Shorts under 1.13 – bearish harmonic Bat in sight

EUR/USD:

Monthly timeframe:

(Technical change on this timeframe is often limited though serves as guidance to potential longer-term moves)

April spent the best part of the month feasting on the top edge of demand from 1.0488/1.0912, squeezing out a Japanese hammer candlestick pattern, typically viewed as a bullish reversal signal.

May, as you can see, recovered off worst levels and wrapped up a few pips shy of monthly highs, with June extending gains and recently reconnecting with the lower ledge of supply at 1.1857/1.1352 (intersects with a long-term trendline resistance [1.6038]).

With reference to the primary trend, price has exhibited clear lower peaks and troughs since 2008.

Daily timeframe:

After eight days of one-sided traffic, sellers made a stance Friday topping a few pips ahead of a potential reversal zone (PRZ) derived from a harmonic bearish bat pattern (comprised of an 88.6% Fib ret level at 1.1395, a 161.8% BC projection at 1.1410 and a 161.8% Fib ext. level at 1.1462 [red oval]).

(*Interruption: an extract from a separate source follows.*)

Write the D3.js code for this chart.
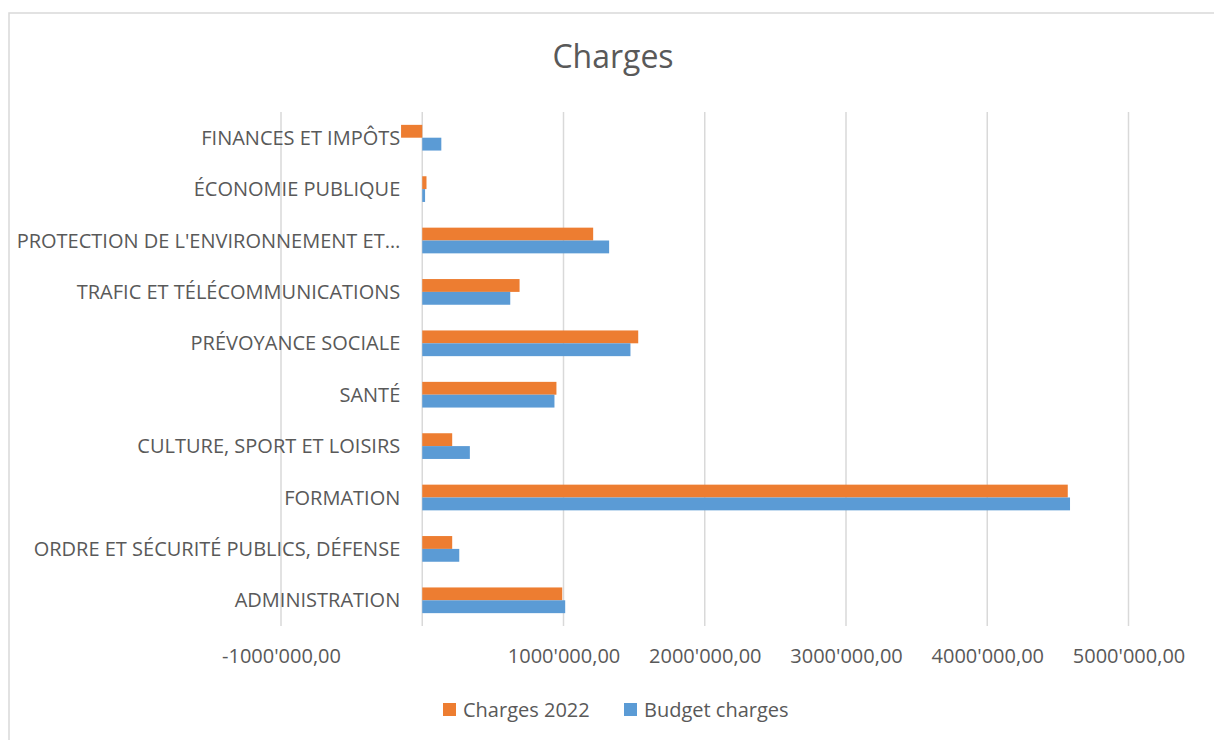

It’s common to see traders sell PRZs and site protective stop-loss orders above the X point, in this case at 1.1495. Common targets fall in at the 38.2% and 61.8% Fib ret levels (derived from legs A-D) at 1.1106 and 1.0926, respectively.

In addition to the bearish configuration, the RSI indicator also entered into overbought terrain, currently fading peaks of 78.00.

H4 timeframe:

By way of a Japanese shooting star candlestick pattern, regarded as a bearish signal at peaks, upside slackened out of supply coming in at 1.1415/1.1376 and prodded lows at 1.1278, aided by a surprise US non-farm payrolls number which revealed 2.5 million jobs were added to the economy in May.

Price may continue to unwind at the beginning of the week, according to the H4 chart, as demand is not expected to make a showing until 1.1189/1.1158 (prior supply).

H1 timeframe:

Forged on the back of upbeat US job’s data, intraday candles tumbled through orders at the 1.13 level. Supported by local supply derived from 1.1344/1.1316, dips sub 1.13 early trade this week may have buyers and sellers square off at 1.1250, a level joining closely with channel resistance-turned support (1.0991). Technical studies also reveal the 100-period simple moving average approaching the underside of 1.1250.

With respect to the RSI oscillator, the value has remained healthy above the 50.00 level since late May.

Structures of Interest:

Long term:

Monthly supply at 1.1857/1.1352 coming into force, along with daily price capping gains ahead of a harmonic bearish bat pattern between 1.1462/1.1395, reflects a bearish climate heading into the new week.

Short term:

H4 appears set to sail lower levels this week after crossing paths with supply at 1.1415/1.1376, with demand at 1.1189/1.1158 in sight.

Buyers on the H1, nevertheless, may view the recent pullback as a buying opportunity, eyeing 1.1250 confluence as support. However, knowing monthly, daily and H4 timeframes exhibit scope to press lower, the reaction from 1.1250 might lack enthusiasm. As such, bearish themes under 1.13 could be the better path to explore at least until H4 demand at 1.1189/1.1158 makes a show.